---- Information given

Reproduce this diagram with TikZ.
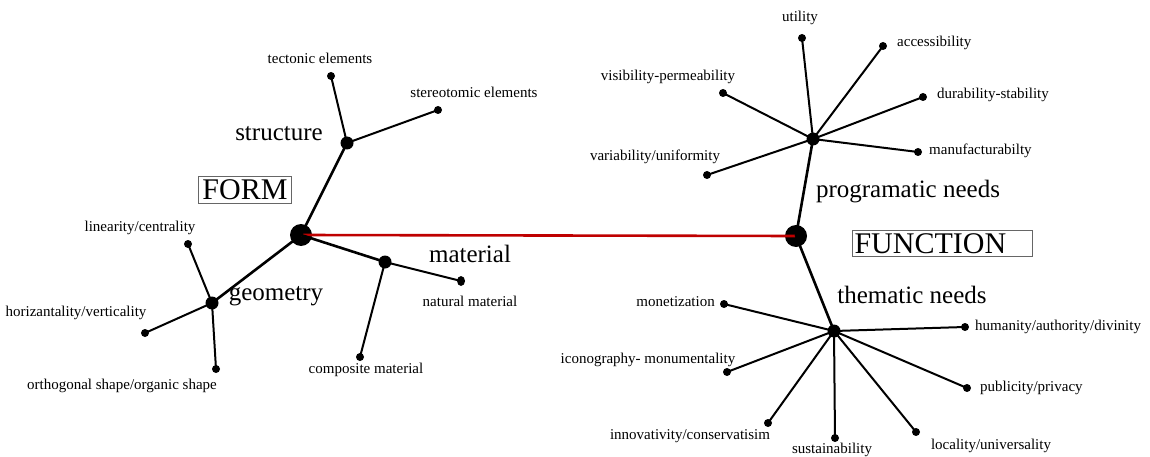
\documentclass[tikz,border=0pt]{standalone}
\usepackage{fontspec}
\setmainfont{Liberation Serif}
\usetikzlibrary{shapes.geometric}
\begin{document}
\begin{tikzpicture}[x=1pt,y=-1pt,
  hub/.style={circle,fill=black,inner sep=0pt,minimum size=22pt},
  sub/.style={circle,fill=black,inner sep=0pt,minimum size=13pt},
  leaf/.style={circle,fill=black,inner sep=0pt,minimum size=8pt},
  lbl/.style={font=\fontsize{15}{17}\selectfont,inner sep=0pt},
  big/.style={font=\fontsize{25}{28}\selectfont,inner sep=0pt},
  title/.style={draw=black!60,line width=1pt,font=\fontsize{30}{32}\selectfont,inner xsep=4pt,inner ysep=2pt,text height=21pt,text depth=1pt},
  main/.style={line width=2.6pt},
  twig/.style={line width=2pt},
]
\useasboundingbox (0,0) rectangle (1150,457);
% FORM side
\node[hub] (F) at (301,235) {};
\node[sub] (S) at (347,143) {};
\node[leaf] (T1) at (331,76) {};
\node[leaf] (T2) at (438,110) {};
\node[sub] (G) at (212,303) {};
\node[leaf] (L1) at (188,244) {};
\node[leaf] (L2) at (145,333) {};
\node[leaf] (L3) at (216,369) {};
\node[sub] (M) at (385,262) {};
\node[ellipse,fill=black,inner sep=0pt,minimum width=8pt,minimum height=10pt] (N1) at (461,281) {};
\node[leaf] (N2) at (360,357) {};
% FUNCTION side
\node[hub] (Fn) at (796,236) {};
\node[sub] (P) at (813,139) {};
\node[leaf] (P1) at (802,38) {};
\node[leaf] (P2) at (883,46) {};
\node[leaf] (P3) at (723,93) {};
\node[leaf] (P4) at (923,97) {};
\node[leaf] (P5) at (918,152) {};
\node[leaf] (P6) at (707,175) {};
\node[sub] (Th) at (834,331) {};
\node[leaf] (Q1) at (724,304) {};
\node[leaf] (Q2) at (965,327) {};
\node[leaf] (Q3) at (727,372) {};
\node[leaf] (Q4) at (967,388) {};
\node[leaf] (Q5) at (768,423) {};
\node[leaf] (Q6) at (835,438) {};
\node[leaf] (Q7) at (916,432) {};
% connectors
\draw[line width=2.6pt,red!75!black] (F.center) -- (Fn.center);
\draw[main] (F.center) -- (S.center);
\draw[main] (F.center) -- (G.center);
\draw[main] (F.center) -- (M.center);
\draw[twig] (S.center) -- (T1.center);
\draw[twig] (S.center) -- (T2.center);
\draw[twig] (G.center) -- (L1.center);
\draw[twig] (G.center) -- (L2.center);
\draw[twig] (G.center) -- (L3.center);
\draw[twig] (M.center) -- (N1.center);
\draw[twig] (M.center) -- (N2.center);
\draw[main] (Fn.center) -- (P.center);
\draw[main] (Fn.center) -- (Th.center);
\foreach \n in {P1,P2,P3,P4,P5,P6} \draw[twig] (P.center) -- (\n.center);
\foreach \n in {Q1,Q2,Q3,Q4,Q5,Q6,Q7} \draw[twig] (Th.center) -- (\n.center);
% labels
\node[lbl] (lT1) at (320,58) {tectonic elements};
\node[lbl] (lT2) at (474,92) {stereotomic elements};
\node[big] (lS) at (279,134) {structure};
\node[title] (form) at (245,190) {FORM};
\node[lbl] (lL1) at (140,228) {linearity/centrality};
\node[lbl] (lL2) at (76,313) {horizantality/verticality};
\node[lbl] (lL3) at (122,386) {orthogonal shape/organic shape};
\node[big] (lG) at (276,296) {geometry};
\node[big] (lM) at (470,254) {material};
\node[lbl] (lN1) at (470,301) {natural material};
\node[lbl] (lN2) at (366,370) {composite material};
\node[lbl] (lP1) at (800,18) {utility};
\node[lbl,anchor=west] (lP2) at (897,43) {accessibility};
\node[lbl] (lP3) at (668,77) {visibility-permeability};
\node[lbl,anchor=west] (lP4) at (937,95) {durability-stability};
\node[lbl,anchor=west] (lP5) at (929,151) {manufacturabilty};
\node[lbl] (lP6) at (655,157) {variability/uniformity};
\node[big] (lP) at (908,192) {programatic needs};
\node[title,anchor=west,inner xsep=2pt,text width=176pt,align=left] (func) at (852,243) {FUNCTION};
\node[big] (lTh) at (912,295) {thematic needs};
\node[lbl,anchor=east] (lQ1) at (715,302) {monetization};
\node[lbl,anchor=west] (lQ2) at (975,327) {humanity/authority/divinity};
\node[lbl] (lQ3) at (648,360) {iconography- monumentality};
\node[lbl,anchor=west] (lQ4) at (980,388) {publicity/privacy};
\node[lbl] (lQ5) at (690,436) {innovativity/conservatisim};
\node[lbl] (lQ6) at (832,450) {sustainability};
\node[lbl] (lQ7) at (991,446) {locality/universality};
\end{tikzpicture}
\end{document}
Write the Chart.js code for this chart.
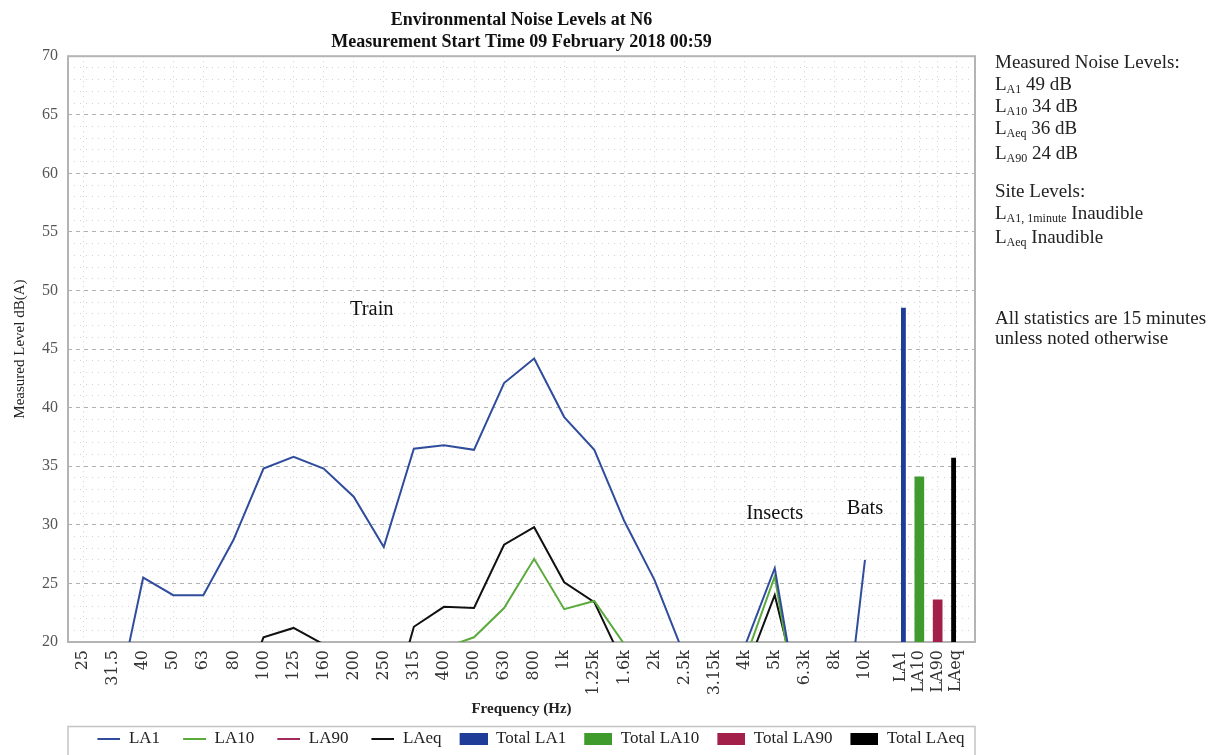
<!DOCTYPE html>
<html>
<head>
<meta charset="utf-8">
<title>Environmental Noise Levels at N6</title>
<script src="https://cdn.jsdelivr.net/npm/chart.js@4.4.1/dist/chart.umd.min.js"></script>
<style>
  html, body { margin: 0; padding: 0; background: #fff; }
  #wrap { position: relative; width: 1222px; height: 755px; overflow: hidden; }
  #c { position: absolute; left: 0; top: 0; }
  #panel {
    position: absolute; left: 995px; top: 0; width: 227px; height: 755px;
    font-family: "Liberation Serif", "DejaVu Serif", serif; font-size: 19px; color: #222;
  }
  #panel div { position: absolute; left: 0; height: 24px; line-height: 24px; white-space: nowrap; }
  #panel sub { font-size: 12px; vertical-align: -3px; line-height: 0; }
</style>
</head>
<body>
<div id="wrap">
  <canvas id="c" width="1222" height="755"></canvas>
  <div id="panel"></div>
</div>
<script>
// One-third octave band centre frequencies
const freqBands = ['25', '31.5', '40', '50', '63', '80', '100', '125', '160', '200', '250', '315', '400',
  '500', '630', '800', '1k', '1.25k', '1.6k', '2k', '2.5k', '3.15k', '4k', '5k', '6.3k', '8k', '10k'];

// Band levels, dB(A); null where the band sits well under the 20 dB floor
const la1Levels = [null, 13.4, 25.5, 24.0, 24.0, 28.7, 34.8, 35.8, 34.8, 32.4, 28.1, 36.5, 36.8,
  36.4, 42.1, 44.2, 39.2, 36.4, 30.3, 25.3, 18.8, null, 19.6, 26.3, 11.3, 5.0, 27.0];
const la10Levels = [null, null, null, null, null, null, null, null, null, null, null, null, 19.5,
  20.4, 22.9, 27.1, 22.8, 23.5, 19.8, null, null, null, 18.4, 25.6, 10.3, null, null];
const la90Levels = [null, null, null, null, null, null, null, null, null, null, null, null, null,
  null, null, null, null, null, null, null, null, null, null, null, null, null, null];
const laeqLevels = [null, null, null, null, null, 13.5, 20.4, 21.2, 19.8, null, 12.2, 21.3, 23.0,
  22.9, 28.3, 29.8, 25.1, 23.4, 18.0, null, null, null, 17.3, 24.0, 13.6, null, null];

// Overall statistics for the 15 minute period
const totalLabels = ['LA1', 'LA10', 'LA90', 'LAeq'];
const totalValues = [48.5, 34.1, 23.6, 35.7];

const yTicks = [20, 25, 30, 35, 40, 45, 50, 55, 60, 65, 70];

const SERIF = '"Liberation Serif", "DejaVu Serif", serif';
const WIDE_SERIF = '"DejaVu Serif", "Liberation Serif", serif';

// Side panel text, levels rounded from the totals
(function buildPanel() {
  const v = i => Math.round(totalValues[i]);
  const rows = [
    [50, 'Measured Noise Levels:'],
    [72, 'L<sub>A1</sub> ' + v(0) + ' dB'],
    [94, 'L<sub>A10</sub> ' + v(1) + ' dB'],
    [116, 'L<sub>Aeq</sub> ' + v(3) + ' dB'],
    [141, 'L<sub>A90</sub> ' + v(2) + ' dB'],
    [179, 'Site Levels:'],
    [201, 'L<sub>A1, 1minute</sub> Inaudible'],
    [225, 'L<sub>Aeq</sub> Inaudible'],
    [306, 'All statistics are 15 minutes'],
    [326, 'unless noted otherwise']
  ];
  document.getElementById('panel').innerHTML =
    rows.map(r => '<div style="top:' + r[0] + 'px">' + r[1] + '</div>').join('');
})();

// Legend swatches, drawn at the right of a fixed-width cell
const SWATCH_CELL = 42;
function swatch(color, w, h) {
  const c = document.createElement('canvas');
  c.width = SWATCH_CELL; c.height = h;
  const g = c.getContext('2d');
  g.fillStyle = color; g.fillRect(SWATCH_CELL - w, 0, w, h);
  return c;
}

const lineColors = ['#2f4d9c', '#5aaa3c', '#a32a5c', '#111111'];
const barColors = ['#1f3c98', '#3f9b2b', '#a3204a', '#000000'];

function lineSet(label, data, color) {
  return {
    type: 'line', label, data, xAxisID: 'x', yAxisID: 'y',
    borderColor: color, backgroundColor: color, borderWidth: 2,
    pointRadius: 0, pointHoverRadius: 0, tension: 0, spanGaps: false,
    pointStyle: swatch(color, 23, 2), order: 1
  };
}
function barSet(i) {
  return {
    type: 'bar', label: 'Total ' + totalLabels[i],
    data: totalLabels.map((_, j) => (j === i ? totalValues[i] : null)),
    xAxisID: 'xt', yAxisID: 'y', backgroundColor: barColors[i],
    borderWidth: 0, barThickness: 9, grouped: false,
    pointStyle: swatch(barColors[i], 28, 12), order: 2
  };
}

// Plot frame, text notes and legend outline
const framePlugin = {
  id: 'frame',
  beforeDatasetsDraw(chart) {
    const a = chart.chartArea, ctx = chart.ctx;
    ctx.save();
    ctx.strokeStyle = '#b4b4b4';
    ctx.lineWidth = 2;
    ctx.strokeRect(a.left, a.top, a.right - a.left, a.bottom - a.top);
    ctx.restore();
  },
  afterDraw(chart) {
    const a = chart.chartArea, lg = chart.legend, ctx = chart.ctx;
    ctx.save();
    ctx.strokeStyle = '#c4c4c4';
    ctx.lineWidth = 1.5;
    ctx.strokeRect(a.left, lg.top, a.right - a.left, lg.height + 10);
    ctx.restore();
  }
};

const notes = [
  { text: 'Train', band: 9.6, level: 48.4 },
  { text: 'Insects', band: 23, level: 31.0 },
  { text: 'Bats', band: 26, level: 31.4 }
];
const notesPlugin = {
  id: 'notes',
  afterDatasetsDraw(chart) {
    const ctx = chart.ctx, xs = chart.scales.x, ys = chart.scales.y;
    ctx.save();
    ctx.font = '20.5px ' + SERIF;
    ctx.fillStyle = '#111';
    ctx.textAlign = 'center';
    ctx.textBaseline = 'middle';
    notes.forEach(n => ctx.fillText(n.text, xs.getPixelForValue(n.band), ys.getPixelForValue(n.level)));
    ctx.restore();
  }
};

const gridMinor = 'rgba(165,165,165,0.5)';
const gridMajor = 'rgba(150,150,150,0.75)';

const spacer = (w) => ({
  type: 'category', labels: [''], position: 'bottom', stack: 'bands', stackWeight: w,
  display: true, offset: false,
  ticks: { display: false }, grid: { display: false, drawTicks: false }, border: { display: false }
});

const bandTicks = {
  autoSkip: false, maxRotation: 90, minRotation: 90, padding: 8, color: '#333',
  font: { family: WIDE_SERIF, size: 16 }
};
const bandAxisHeight = s => { s.height = 53; };

new Chart(document.getElementById('c'), {
  type: 'bar',
  data: {
    datasets: [
      lineSet('LA1', la1Levels, lineColors[0]),
      lineSet('LA10', la10Levels, lineColors[1]),
      lineSet('LA90', la90Levels, lineColors[2]),
      lineSet('LAeq', laeqLevels, lineColors[3]),
      barSet(0), barSet(1), barSet(2), barSet(3)
    ]
  },
  options: {
    responsive: false,
    animation: false,
    devicePixelRatio: 1,
    layout: { padding: { left: 0, right: 247, top: 0, bottom: -2.5 } },
    plugins: {
      title: {
        display: true,
        fullSize: false,
        text: ['Environmental Noise Levels at N6', 'Measurement Start Time 09 February 2018 00:59'],
        font: { family: SERIF, size: 18, weight: 'bold', lineHeight: 1.2 },
        color: '#111',
        padding: { top: 10, bottom: 3 }
      },
      legend: {
        position: 'bottom',
        fullSize: false,
        labels: {
          usePointStyle: true,
          pointStyleWidth: SWATCH_CELL,
          boxHeight: 12,
          padding: 4,
          color: '#222',
          font: { family: SERIF, size: 17 }
        }
      },
      tooltip: { enabled: false }
    },
    scales: {
      y: {
        type: 'linear', position: 'left', min: yTicks[0], max: yTicks[yTicks.length - 1],
        afterFit(s) { s.width = 68; },
        ticks: {
          stepSize: 1, autoSkip: false, padding: 10, color: '#555',
          font: { family: SERIF, size: 16 },
          callback: v => (yTicks.includes(v) ? String(v) : '')
        },
        grid: {
          drawTicks: false, lineWidth: 1,
          color: c => (c.tick && c.tick.value % 5 === 0 ? gridMajor : gridMinor)
        },
        border: { display: false, dash: c => (c.tick && c.tick.value % 5 === 0 ? [4, 4] : [1, 5]) },
        title: {
          display: true, text: 'Measured Level dB(A)', color: '#222',
          font: { family: SERIF, size: 15 }, padding: { top: 11, bottom: 0 }
        }
      },
      x: {
        type: 'category', labels: freqBands, position: 'bottom',
        stack: 'bands', stackWeight: 812, offset: true,
        afterFit: bandAxisHeight,
        ticks: bandTicks,
        grid: { offset: false, drawTicks: false, color: gridMinor, lineWidth: 1 },
        border: { display: false, dash: [1, 4] }
      },
      gapA: spacer(21),
      xt: {
        type: 'category', labels: totalLabels, position: 'bottom',
        stack: 'bands', stackWeight: 55, offset: false,
        afterFit: bandAxisHeight,
        ticks: bandTicks,
        grid: { offset: false, drawTicks: false, color: gridMinor, lineWidth: 1 },
        border: { display: false, dash: [1, 4] }
      },
      gapB: spacer(19),
      xName: {
        type: 'category', labels: [''], position: 'bottom', weight: 1, display: true,
        ticks: { display: false }, grid: { display: false, drawTicks: false }, border: { display: false },
        title: {
          display: true, text: 'Frequency (Hz)', color: '#222',
          font: { family: SERIF, size: 15, weight: 'bold' }, padding: { top: 5, bottom: 8.5 }
        }
      }
    }
  },
  plugins: [framePlugin, notesPlugin]
});
</script>
</body>
</html>
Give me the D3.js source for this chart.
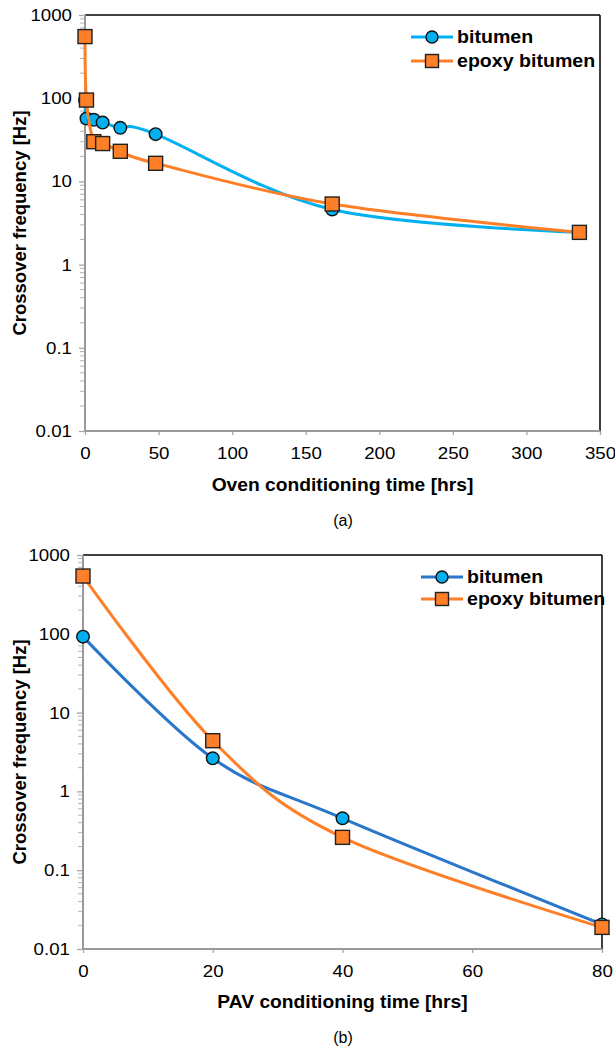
<!DOCTYPE html>
<html><head><meta charset="utf-8">
<script src="https://cdn.jsdelivr.net/npm/d3@7"></script>
<style>
body{margin:0;background:#fff;}
svg{display:block;}
text{font-family:"Liberation Sans",Arial,sans-serif;}
</style></head>
<body><svg id="c" width="615" height="1049"></svg>
<script>
// ---- data ----
const seriesNames = ["bitumen", "epoxy bitumen"];
const ovenTimes_bitumen = [0, 1, 6, 12, 24, 48, 168, 336];
const ovenFreq_bitumen = [95, 57, 55, 51, 44, 37, 4.6, 2.45];
const ovenTimes_epoxy = [0, 1, 6, 12, 24, 48, 168, 336];
const ovenFreq_epoxy = [550, 95, 30, 28.5, 23, 16.5, 5.35, 2.44];
const pavTimes = [0, 20, 40, 80];
const pavFreq_bitumen = [92, 2.63, 0.456, 0.0205];
const pavFreq_epoxy = [541, 4.4, 0.261, 0.0188];
const yTicks = [0.01, 0.1, 1, 10, 100, 1000];
const yTickLabels = ["0.01", "0.1", "1", "10", "100", "1000"];
const ovenXTicks = [0, 50, 100, 150, 200, 250, 300, 350];
const pavXTicks = [0, 20, 40, 60, 80];

const svg = d3.select("#c");
const ORANGE = "#fd7f28", ORANGE_FILL = "#fd7f28";
const LIGHTBLUE = "#00b0f0";
const SX = 1.1; // horizontal stretch of the reference's glyphs

function panel(cfg){
  const g = svg.append("g");
  const x = d3.scaleLinear().domain(cfg.xDomain).range([cfg.left, cfg.right]);
  const y = d3.scaleLog().domain([0.01, 1000]).range([cfg.bottom, cfg.top]);
  // minor ticks on y
  const minors = [];
  for (let e = -2; e < 3; e++) for (let m = 2; m <= 9; m++) minors.push(m * Math.pow(10, e));
  g.selectAll(".minor").data(minors).join("line")
    .attr("x1", cfg.left - 5).attr("x2", cfg.left)
    .attr("y1", d => y(d)).attr("y2", d => y(d))
    .attr("stroke", "#b4b4b4").attr("stroke-width", 1);
  // y axis (major ticks + labels)
  const yAxis = d3.axisLeft(y).tickValues(yTicks).tickFormat((d,i) => yTickLabels[i]).tickSize(6).tickPadding(7);
  const ya = g.append("g").attr("transform", `translate(${cfg.left},0)`).call(yAxis);
  ya.select(".domain").remove();
  ya.selectAll("line").attr("stroke", "#a6a6a6").attr("stroke-width", 1.3);
  ya.selectAll("text").attr("font-size", 17).attr("fill", "#000").attr("font-family", '"Liberation Sans",Arial,sans-serif')
    .attr("x", -13 / SX).attr("transform", `scale(${SX},1)`);
  // x axis
  const xAxis = d3.axisBottom(x).tickValues(cfg.xTicks).tickSize(4).tickPadding(12);
  const xa = g.append("g").attr("transform", `translate(0,${cfg.bottom})`).call(xAxis);
  xa.select(".domain").remove();
  xa.selectAll("line").attr("stroke", "#a6a6a6").attr("stroke-width", 1.3);
  xa.selectAll("text").attr("font-size", 17).attr("fill", "#000").attr("font-family", '"Liberation Sans",Arial,sans-serif')
    .attr("transform", `scale(${SX},1)`);
  // frame: top & right black, left & bottom gray
  g.append("line").attr("x1", cfg.left).attr("x2", cfg.right).attr("y1", cfg.top).attr("y2", cfg.top).attr("stroke", "#000").attr("stroke-width", 1.5);
  g.append("line").attr("x1", cfg.right).attr("x2", cfg.right).attr("y1", cfg.top).attr("y2", cfg.bottom).attr("stroke", "#000").attr("stroke-width", 1.5);
  g.append("line").attr("x1", cfg.left).attr("x2", cfg.left).attr("y1", cfg.top).attr("y2", cfg.bottom).attr("stroke", "#9a9a9a").attr("stroke-width", 2);
  g.append("line").attr("x1", cfg.left).attr("x2", cfg.right).attr("y1", cfg.bottom).attr("y2", cfg.bottom).attr("stroke", "#9a9a9a").attr("stroke-width", 2);

  const line = d3.line().x(d => x(d[0])).y(d => y(d[1])).curve(d3.curveCardinal.tension(0));
  // series
  cfg.series.forEach(s => {
    const pts = s.xs.map((v,i) => [v, s.ys[i]]);
    g.append("path").attr("d", line(pts)).attr("fill", "none").attr("stroke", s.color).attr("stroke-width", 3);
    if (s.shape === "circle") {
      g.selectAll(null).data(pts).join("circle").attr("cx", d => x(d[0])).attr("cy", d => y(d[1])).attr("r", 6.3)
        .attr("fill", LIGHTBLUE).attr("stroke", "#111").attr("stroke-width", 1.4);
    } else {
      g.selectAll(null).data(pts).join("rect").attr("x", d => x(d[0]) - 7).attr("y", d => y(d[1]) - 7).attr("width", 14).attr("height", 14)
        .attr("fill", ORANGE_FILL).attr("stroke", "#222").attr("stroke-width", 1.4);
    }
  });
  // legend
  cfg.series.forEach((s, i) => {
    const ly = cfg.legendY + i * cfg.legendGap;
    g.append("line").attr("x1", cfg.legendX).attr("x2", cfg.legendX + 42).attr("y1", ly).attr("y2", ly).attr("stroke", s.color).attr("stroke-width", 3);
    const cx = cfg.legendX + 21;
    if (s.shape === "circle") g.append("circle").attr("cx", cx).attr("cy", ly).attr("r", 6).attr("fill", LIGHTBLUE).attr("stroke", "#111").attr("stroke-width", 1.4);
    else g.append("rect").attr("x", cx - 6.5).attr("y", ly - 6.5).attr("width", 13).attr("height", 13).attr("fill", ORANGE_FILL).attr("stroke", "#222").attr("stroke-width", 1.4);
    g.append("text").attr("transform", `translate(${cfg.legendX + 46},${ly}) scale(1.12,1)`).attr("dy", "0.36em")
      .attr("font-size", 17.5).attr("font-weight", "bold").text(seriesNames[i]);
  });
  // axis titles
  g.append("text").attr("transform", `translate(${(cfg.left + cfg.right) / 2},${cfg.xTitleY}) scale(1.04,1)`).attr("text-anchor", "middle")
    .attr("font-size", 18.5).attr("font-weight", "bold").text(cfg.xTitle);
  g.append("text").attr("transform", `translate(${cfg.yTitleX},${(cfg.top + cfg.bottom) / 2}) rotate(-90)`).attr("text-anchor", "middle")
    .attr("font-size", 18.5).attr("font-weight", "bold").text("Crossover frequency [Hz]");
  g.append("text").attr("x", 343).attr("y", cfg.capY).attr("text-anchor", "middle").attr("font-family", '"Liberation Serif","Times New Roman",serif')
    .attr("font-size", 16).text(cfg.caption);
}

panel({left: 85, right: 600, top: 15, bottom: 431, xDomain: [0, 350], xTicks: ovenXTicks,
  xTitle: "Oven conditioning time [hrs]", xTitleY: 491, yTitleX: 26, capY: 526, caption: "(a)",
  legendX: 411, legendY: 37, legendGap: 24,
  series: [
    {xs: ovenTimes_bitumen, ys: ovenFreq_bitumen, color: LIGHTBLUE, shape: "circle"},
    {xs: ovenTimes_epoxy, ys: ovenFreq_epoxy, color: ORANGE, shape: "square"}
  ]});

panel({left: 83, right: 602, top: 555, bottom: 949, xDomain: [0, 80], xTicks: pavXTicks,
  xTitle: "PAV conditioning time [hrs]", xTitleY: 1008, yTitleX: 26, capY: 1043, caption: "(b)",
  legendX: 421, legendY: 577, legendGap: 22,
  series: [
    {xs: pavTimes, ys: pavFreq_bitumen, color: "#2a77c9", shape: "circle"},
    {xs: pavTimes, ys: pavFreq_epoxy, color: ORANGE, shape: "square"}
  ]});
</script></body></html>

--------

Task description → Locate all lines holding the word "this", then copy them out.

Finished task →
Reproduce this diagram with TikZ.
Write the Chart.js code for this chart.
Give me the D3.js source for this chart.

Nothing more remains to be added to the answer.